Anton Aylward wrote:
Brian K. White said the following on 10/26/2008 07:59 PM:
If you have hardware that falls outside the mainstream, then of course you need special software for it.
I suppose you could say the Kindle isn't mainstream, though it runs Linux, but many of the netbooks - not 10 years old - are running on SSDs and don't have the 160G to 320G of "mainstream" laptops.
Netbooks seem to be coming with 8G, 16G or 40G SSD.

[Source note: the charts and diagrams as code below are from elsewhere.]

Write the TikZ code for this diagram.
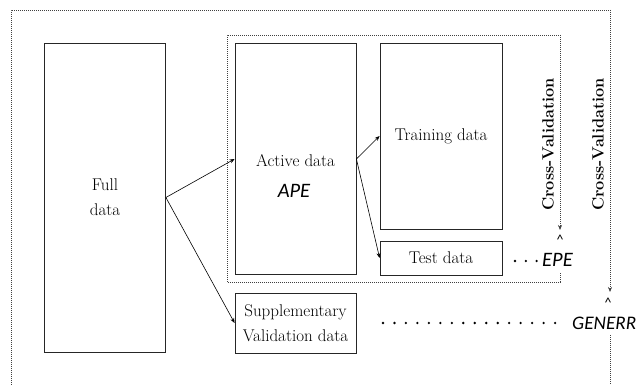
\documentclass[tikz,border=0pt]{standalone}
\usepackage{fontspec}
\newfontfamily\carlito{Carlito}
\usetikzlibrary{arrows.meta}
\tikzset{
  box/.style={draw=black!85, line width=0.8pt, inner sep=0pt, anchor=center, align=center,
              font=\fontsize{17}{25}\selectfont},
  lbl/.style={inner sep=0pt, font=\fontsize{17}{25}\selectfont},
  err/.style={inner sep=0pt, font=\carlito\itshape\fontsize{20.5}{24}\selectfont},
  hatmark/.style={inner sep=0pt, font=\carlito\fontsize{14}{16}\selectfont},
  cv/.style={inner sep=0pt, rotate=90, font=\bfseries\fontsize{16.3}{19}\selectfont},
  dotframe/.style={draw=black!75, line width=0.7pt, dash pattern=on 1pt off 1pt},
  arr/.style={-{Stealth[length=5pt,width=4pt]}, line width=0.6pt},
  dotrow/.style={draw=black, line width=2.6pt, line cap=round, dash pattern=on 0pt off 10.8pt},
}
\begin{document}
\begin{tikzpicture}[x=1pt,y=-1pt]
\useasboundingbox (0,0) rectangle (640,385);

% boxes
\node[box, minimum width=121pt, minimum height=309pt] (full) at (105,197.5) {Full\\data};
\node[box, minimum width=121pt, minimum height=231pt] (active) at (295.5,159) {};
\node[box, minimum width=122pt, minimum height=186pt] (train) at (441,136) {Training data};
\node[box, minimum width=122pt, minimum height=34pt] (test) at (441,258) {Test data};
\node[box, minimum width=121pt, minimum height=60pt] (supp) at (295.5,323) {Supplementary\\Validation data};

% texts inside active
\node[lbl, anchor=base] (activetxt) at (295.5,166.5) {Active data};
\node[err, anchor=base] (ape) at (294,197) {APE};

% error labels
\node[err, anchor=base west] (epe) at (542,266.5) {EPE};
\node[hatmark] (epehat) at (560,240) {\textasciicircum};
\node[err, anchor=base west, font=\carlito\itshape\fontsize{19.2}{23}\selectfont] (generr) at (572,329) {GENERR};
\node[hatmark] (genhat) at (608,303) {\textasciicircum};

% cross-validation labels
\node[cv] (cvin) at (548,144.5) {Cross-Validation};
\node[cv] (cvout) at (598,144.5) {Cross-Validation};

% frame coordinates
\coordinate (iBL) at (227,282);
\coordinate (iTL) at (227,35);
\coordinate (iTR) at (560,35);
\coordinate (iBR) at (560,282);
\coordinate (iRes) at (560,273);
\coordinate (epetip) at (560,230);
\coordinate (oBL) at (11,385);
\coordinate (oTL) at (11,10);
\coordinate (oTR) at (610,10);
\coordinate (oBR) at (610,385);
\coordinate (oRes) at (610,335);
\coordinate (gentip) at (610,292);

% inner dotted frame
\draw[dotframe] (iRes) -- (iBR) -- (iBL) -- (iTL) -- (iTR);
\draw[dotframe, arr] (iTR) -- (epetip);
% outer dotted frame
\draw[dotframe] (oRes) -- (oBR);
\draw[dotframe] (oBL) -- (oTL) -- (oTR);
\draw[dotframe, arr] (oTR) -- (gentip);

% arrows
\draw[arr] (full.east) -- (active.west);
\draw[arr] (full.east) -- (supp.west);
\draw[arr] (active.east) -- (train.west);
\draw[arr] (active.east) -- (test.west);

% dotted leaders
\coordinate (d1s) at (515,261);
\coordinate (d1e) at (537,261);
\draw[dotrow] (d1s) -- (d1e);
\coordinate (d2s) at (383,323);
\coordinate (d2e) at (556,323);
\draw[dotrow, dash pattern=on 0pt off 11.47pt] (d2s) -- (d2e);
\end{tikzpicture}
\end{document}
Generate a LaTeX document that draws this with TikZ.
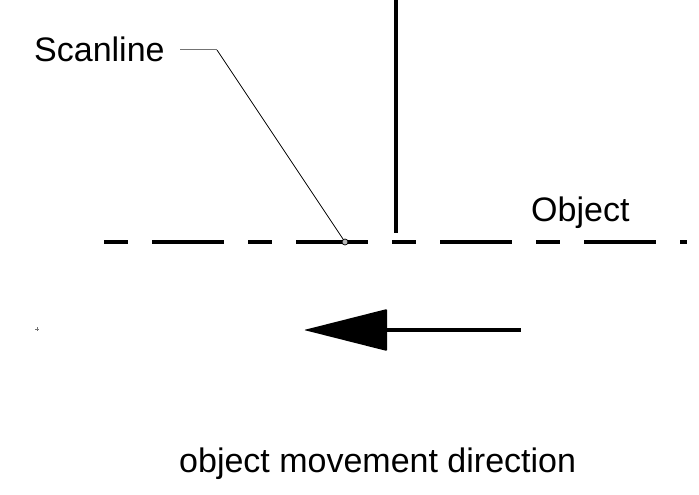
\documentclass[tikz,border=0pt]{standalone}
\usepackage{fontspec}
\setmainfont{Liberation Sans}
\usetikzlibrary{positioning}
\tikzset{lbl/.style = {inner sep=0, font=\fontsize{34}{41}\selectfont}}
\tikzset{heavy/.style = {line width=4pt}}
\definecolor{mgray}{rgb}{0.45, 0.45, 0.45}

\begin{document}
\begin{tikzpicture}[x=1pt, y=-1pt]
      \useasboundingbox (0, 0) rectangle (699, 495);

      % scanning edge and moving object
      \draw [heavy] (396, 0) -- (396, 233);
      \draw [heavy, dash pattern=on 24pt off 24pt on 72pt off 24pt] (104, 242) -- (687, 242);

      \node [lbl, anchor=base west] (obj) at (531, 221) {Object};
      \node [lbl, anchor=base west] (scan) at (34, 62) {Scanline};

      % leader
      \coordinate (lead) at (180, 50);
      \coordinate (knee) at (217, 50);
      \coordinate (hit) at (345, 242);
      \draw [mgray, line width=1pt] (lead) -- (knee);
      \draw [line width=0.7pt] (knee) -- (hit);
      \draw [line width=0.7pt, fill=mgray!50] (hit) circle [radius=3];

      % direction arrow
      \coordinate (tip) at (304, 330);
      \coordinate (base) at (387, 330);
      \coordinate (tail) at (521, 330);
      \fill [rounded corners=1pt] (tip) -- (387, 309) -- (387, 351) -- cycle;
      \draw [heavy] (base) -- (tail);

      \draw [mgray, line width=0.5pt] (35, 329) -- (39, 329) (37, 327) -- (37, 331);

      \node [lbl, anchor=base west] (dir) at (179, 472) {object movement direction};
    \end{tikzpicture}
\end{document}
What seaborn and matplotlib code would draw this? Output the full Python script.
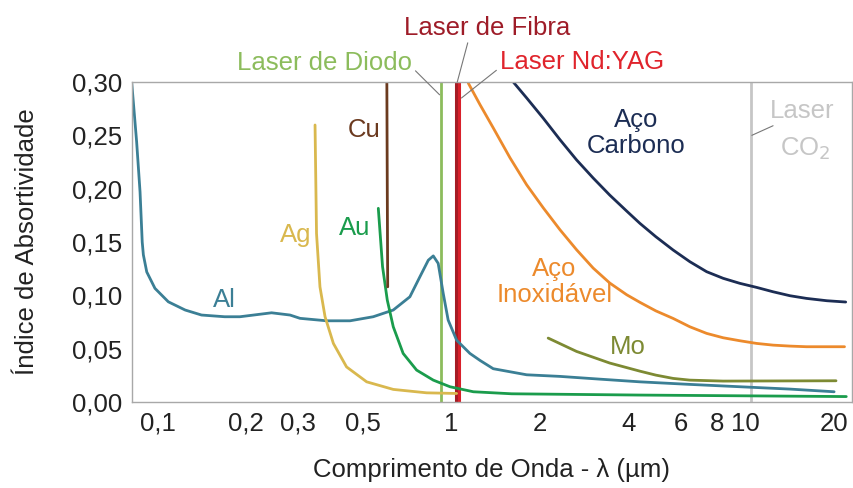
import numpy as np
import pandas as pd
import seaborn as sns
import matplotlib.pyplot as plt

sns.set_style('white')
plt.rcParams['font.family'] = ['Liberation Sans', 'DejaVu Sans']

# Absorptivity curves (wavelength in um, absorptivity index)
al_x = [0.0816, 0.0848, 0.0871, 0.0886, 0.0894, 0.0918, 0.0979, 0.1087, 0.124, 0.141, 0.169,
        0.1905, 0.244, 0.282, 0.305, 0.376, 0.451, 0.541, 0.633, 0.721, 0.780, 0.833, 0.866,
        0.900, 0.936, 0.973, 1.04, 1.154, 1.25, 1.385, 1.80, 2.335, 3.2, 4.37, 6.46, 9.56,
        14.15, 20.0]
al_y = [0.2994, 0.244, 0.197, 0.150, 0.138, 0.122, 0.1066, 0.094, 0.0863, 0.0816, 0.080, 0.080,
        0.0837, 0.0816, 0.0785, 0.0762, 0.0762, 0.080, 0.0863, 0.0987, 0.1175, 0.133, 0.137,
        0.130, 0.102, 0.0769, 0.058, 0.0456, 0.039, 0.0313, 0.0256, 0.0241, 0.0215, 0.019,
        0.0166, 0.0144, 0.0122, 0.0097]

ag_x = [0.343, 0.347, 0.3565, 0.371, 0.396, 0.439, 0.514, 0.633, 0.822, 1.04]
ag_y = [0.2597, 0.158, 0.108, 0.080, 0.055, 0.033, 0.019, 0.0119, 0.0087, 0.0081]

au_x = [0.563, 0.582, 0.604, 0.633, 0.684, 0.760, 0.866, 0.987, 1.185, 1.6, 4.37, 22.0]
au_y = [0.1816, 0.127, 0.0956, 0.0706, 0.0456, 0.030, 0.0206, 0.0144, 0.0097, 0.0078, 0.0066,
        0.0052]

cu_x = [0.602, 0.604, 0.606]
cu_y = [0.300, 0.200, 0.108]

inox_x = [1.139, 1.249, 1.385, 1.579, 1.799, 2.05, 2.335, 2.66, 3.03, 3.45, 3.94, 4.37, 4.95,
          5.67, 6.46, 7.37, 8.39, 9.56, 10.9, 12.4, 14.15, 16.1, 21.7]
inox_y = [0.299, 0.2787, 0.257, 0.229, 0.2037, 0.182, 0.1616, 0.1428, 0.1256, 0.1116, 0.1006,
          0.0935, 0.0855, 0.0784, 0.0706, 0.0644, 0.0603, 0.0575, 0.055, 0.0534, 0.0525, 0.0519,
          0.0519]

carb_x = [1.62, 1.80, 2.05, 2.335, 2.66, 3.03, 3.45, 3.94, 4.37, 4.95, 5.67, 6.46, 7.37, 8.39,
          9.56, 10.9, 12.4, 14.15, 16.1, 18.9, 21.9]
carb_y = [0.300, 0.285, 0.266, 0.246, 0.227, 0.210, 0.194, 0.179, 0.1675, 0.155, 0.1425, 0.1316,
          0.1222, 0.116, 0.1113, 0.1075, 0.1034, 0.0997, 0.0972, 0.095, 0.0938]

mo_x = [2.13, 2.66, 3.45, 4.37, 4.95, 5.67, 6.46, 8.39, 20.3]
mo_y = [0.060, 0.0475, 0.0366, 0.029, 0.0253, 0.0222, 0.0206, 0.0197, 0.020]

# laser wavelengths (um)
diodo_wl = 0.918
fibra_wl = 1.035
ndyag_wl = 1.06
co2_wl = 10.4

xticks = [0.1, 0.2, 0.3, 0.5, 1, 2, 4, 6, 8, 10, 20]
xtick_labels = ['0,1', '0,2', '0,3', '0,5', '1', '2', '4', '6', '8', '10', '20']
yticks = [0.0, 0.05, 0.10, 0.15, 0.20, 0.25, 0.30]
ytick_labels = ['0,00', '0,05', '0,10', '0,15', '0,20', '0,25', '0,30']

fig = plt.figure(figsize=(8.54, 4.88), dpi=100)
ax = fig.add_axes([0.1546, 0.176, 0.843, 0.656])
ax.set_xscale('log')

fs = 18.5
lead = '#777777'

# vertical laser lines
ax.axvline(co2_wl, color='#c6c6c6', lw=2)
ax.axvline(diodo_wl, color='#8cbc5c', lw=2)
ax.axvline(fibra_wl, color='#a51c24', lw=2.2)
ax.axvline(ndyag_wl, color='#d8202a', lw=2.2)

curves = [
    (al_x, al_y, '#3b7f95'),
    (ag_x, ag_y, '#d9b84e'),
    (au_x, au_y, '#1a9c4c'),
    (cu_x, cu_y, '#6b3a1f'),
    (inox_x, inox_y, '#ec8a2c'),
    (carb_x, carb_y, '#1c2d54'),
    (mo_x, mo_y, '#7d8a33'),
]
for xs, ys, c in curves:
    sns.lineplot(x=xs, y=ys, ax=ax, color=c, lw=2, sort=False, solid_joinstyle='round')

# material labels
ax.text(0.169, 0.096, 'Al', color='#3b7f95', fontsize=fs, ha='center', va='center')
ax.text(0.295, 0.157, 'Ag', color='#d9b84e', fontsize=fs, ha='center', va='center')
ax.text(0.468, 0.163, 'Au', color='#1a9c4c', fontsize=fs, ha='center', va='center')
ax.text(0.502, 0.255, 'Cu', color='#6b3a1f', fontsize=fs, ha='center', va='center')
ax.text(4.25, 0.252, 'Aço\nCarbono', color='#1c2d54', fontsize=fs, ha='center', va='center',
        linespacing=1.12)
ax.text(2.24, 0.1125, 'Aço\nInoxidável', color='#ec8a2c', fontsize=fs, ha='center', va='center',
        linespacing=1.12)
ax.text(3.97, 0.052, 'Mo', color='#7d8a33', fontsize=fs, ha='center', va='center')
ax.text(15.6, 0.273, 'Laser', color='#c6c6c6', fontsize=fs, ha='center', va='center')
ax.text(16.0, 0.237, 'CO$_2$', color='#c6c6c6', fontsize=fs, ha='center', va='center')

# laser labels above the plot with leader lines
ax.annotate('Laser de Diodo', xy=(0.91, 0.288), xytext=(0.37, 0.318), color='#8cbc5c',
            fontsize=fs, ha='center', va='center', annotation_clip=False,
            arrowprops=dict(arrowstyle='-', color=lead, lw=0.8, shrinkA=0, shrinkB=0,
                            relpos=(1.0, 0.3)))
ax.annotate('Laser de Fibra', xy=(1.045, 0.300), xytext=(1.318, 0.351), color='#9e1c28',
            fontsize=fs, ha='center', va='center', annotation_clip=False,
            arrowprops=dict(arrowstyle='-', color=lead, lw=0.8, shrinkA=0, shrinkB=0,
                            relpos=(0.39, 0.0)))
ax.annotate('Laser Nd:YAG', xy=(1.08, 0.285), xytext=(2.77, 0.319), color='#e0242c',
            fontsize=fs, ha='center', va='center', annotation_clip=False,
            arrowprops=dict(arrowstyle='-', color=lead, lw=0.8, shrinkA=0, shrinkB=0,
                            relpos=(0.0, 0.25)))
ax.plot([12.4, 10.5], [0.259, 0.25], color=lead, lw=0.8)

ax.set_xlim(0.0818, 23.0)
ax.set_ylim(0, 0.30)
ax.set_xticks(xticks)
ax.set_xticklabels(xtick_labels)
ax.xaxis.set_minor_locator(plt.NullLocator())
ax.set_yticks(yticks)
ax.set_yticklabels(ytick_labels)
ax.tick_params(direction='in', length=5, color='#a8a8a8', labelsize=fs, colors='#a8a8a8',
               labelcolor='#222222', pad=7)
for s in ax.spines.values():
    s.set_color('#a8a8a8')
    s.set_linewidth(1)

ax.set_xlabel('Comprimento de Onda - λ (µm)', fontsize=fs, color='#222222', labelpad=16)
ax.set_ylabel('Índice de Absortividade', fontsize=fs, color='#222222', labelpad=24)

fig.savefig('out.png', dpi=100)
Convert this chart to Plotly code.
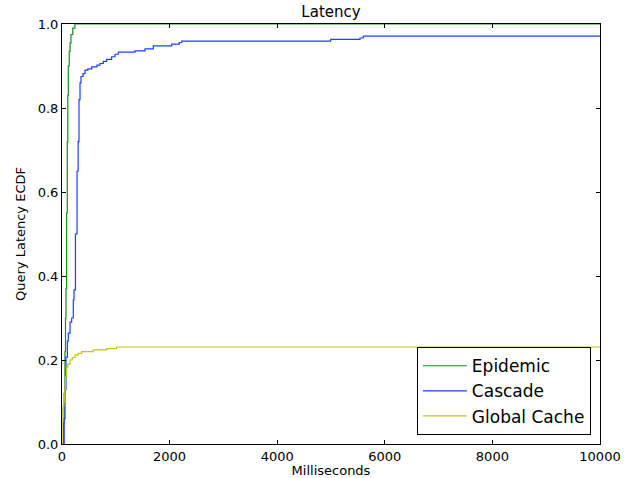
import plotly.graph_objects as go

# Epidemic ECDF (ms, fraction)
epidemic_ms = [0, 20, 30, 40, 55, 65, 74, 85, 98, 108, 117, 135, 150, 167, 200, 240, 10000]
epidemic_y = [0.0, 0.0, 0.05, 0.12, 0.22, 0.3, 0.37, 0.55, 0.72, 0.83, 0.9, 0.935, 0.955, 0.975, 0.99, 1.0, 1.0]

# Cascade ECDF
cascade_ms = [25, 40, 56, 74, 100, 117, 150, 180, 210, 223, 250, 280, 300, 316, 335, 353, 390, 427,
              480, 552, 650, 706, 768, 830, 923, 985, 1047, 1357, 1543, 1697, 2039, 2180, 2225,
              4994, 5539, 5600, 10000]
cascade_y = [0.0, 0.06, 0.13, 0.207, 0.245, 0.264, 0.29, 0.3, 0.343, 0.367, 0.5, 0.65, 0.72, 0.82,
             0.86, 0.875, 0.882, 0.89, 0.893, 0.898, 0.902, 0.906, 0.911, 0.916, 0.922, 0.928,
             0.933, 0.936, 0.941, 0.948, 0.952, 0.956, 0.959, 0.9635, 0.9667, 0.971, 0.971]

# Global Cache ECDF
cache_ms = [0, 3, 20, 35, 50, 65, 87, 110, 149, 190, 242, 300, 366, 580, 830, 1015, 10000]
cache_y = [0.0, 0.085, 0.09, 0.1, 0.13, 0.16, 0.183, 0.19, 0.2, 0.206, 0.212, 0.216, 0.22,
           0.224, 0.227, 0.231, 0.231]

series = [
    ("Epidemic", epidemic_ms, epidemic_y, "#1a8c1a"),
    ("Cascade", cascade_ms, cascade_y, "#1f3fff"),
    ("Global Cache", cache_ms, cache_y, "#c4c41c"),
]

x_ticks = [0, 2000, 4000, 6000, 8000, 10000]
y_ticks = [0.0, 0.2, 0.4, 0.6, 0.8, 1.0]

fig = go.Figure()
for name, xs, ys, color in series:
    fig.add_trace(go.Scatter(x=xs, y=ys, mode="lines", name=name, legendgroup=name,
                             line=dict(color=color, width=1.2, shape="hv")))

font_family = "DejaVu Sans"
fig.update_layout(
    width=636, height=478,
    margin=dict(l=62, r=36, t=24, b=34),
    paper_bgcolor="white", plot_bgcolor="white",
    font=dict(family=font_family, size=13, color="black"),
    title=dict(text="Latency", x=0.5, xref="paper", xanchor="center",
               y=1 - 12 / 478, yanchor="middle", font=dict(size=15)),
    showlegend=True,
    legend=dict(x=0.983, y=0.021, xanchor="right", yanchor="bottom",
                bgcolor="white", bordercolor="black", borderwidth=1,
                tracegroupgap=0, itemwidth=44, font=dict(size=17)),
)
fig.update_xaxes(range=[0, 10000], tickvals=x_ticks, ticktext=[str(v) for v in x_ticks],
                 ticks="inside", ticklen=4, tickcolor="black", mirror="ticks",
                 showline=True, linecolor="black", linewidth=1, showgrid=False, zeroline=False,
                 automargin=False,
                 title=dict(text="Milliseconds", standoff=2, font=dict(size=13)))
fig.update_yaxes(range=[0, 1], tickvals=y_ticks, ticktext=[f"{v:.1f}" for v in y_ticks],
                 ticks="inside", ticklen=4, tickcolor="black", mirror="ticks",
                 showline=True, linecolor="black", linewidth=1, showgrid=False, zeroline=False,
                 automargin=False,
                 title=dict(text="Query Latency ECDF", standoff=9, font=dict(size=13)))

fig.write_html("out.html", config={"displayModeBar": False},
               post_script="document.body.style.margin='0';")
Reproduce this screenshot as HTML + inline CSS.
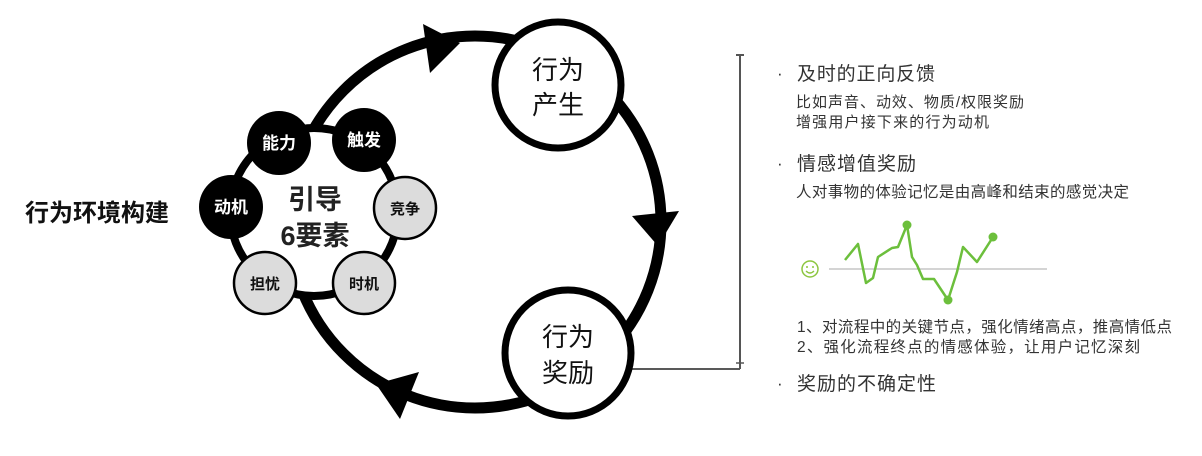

It's been a while since I've done a full complete-with-gui openSUSE installation, but I seem to remember the installation summary usually ending up around 2.5-3Gb. My AMD64 workstation which I use for development has an openSUSE 10.3 install, with currently 10Gb of diskspace taken up. About 1Gb of that is miscellaneous source code in /usr/src, java and Adobe stuff take up some 1.3Gb in /opt, and I've no doubt got a pile of unneeded multimedia stuff.
I have a friend with a Eee 900 and he installed Mandriva on a 16G model without having to hack the dependency, runs KDE, T'bird, FF. Can that be done with openSUSE-11.0 while respecting the dependency?
I have not tried, but I would very surprised if not.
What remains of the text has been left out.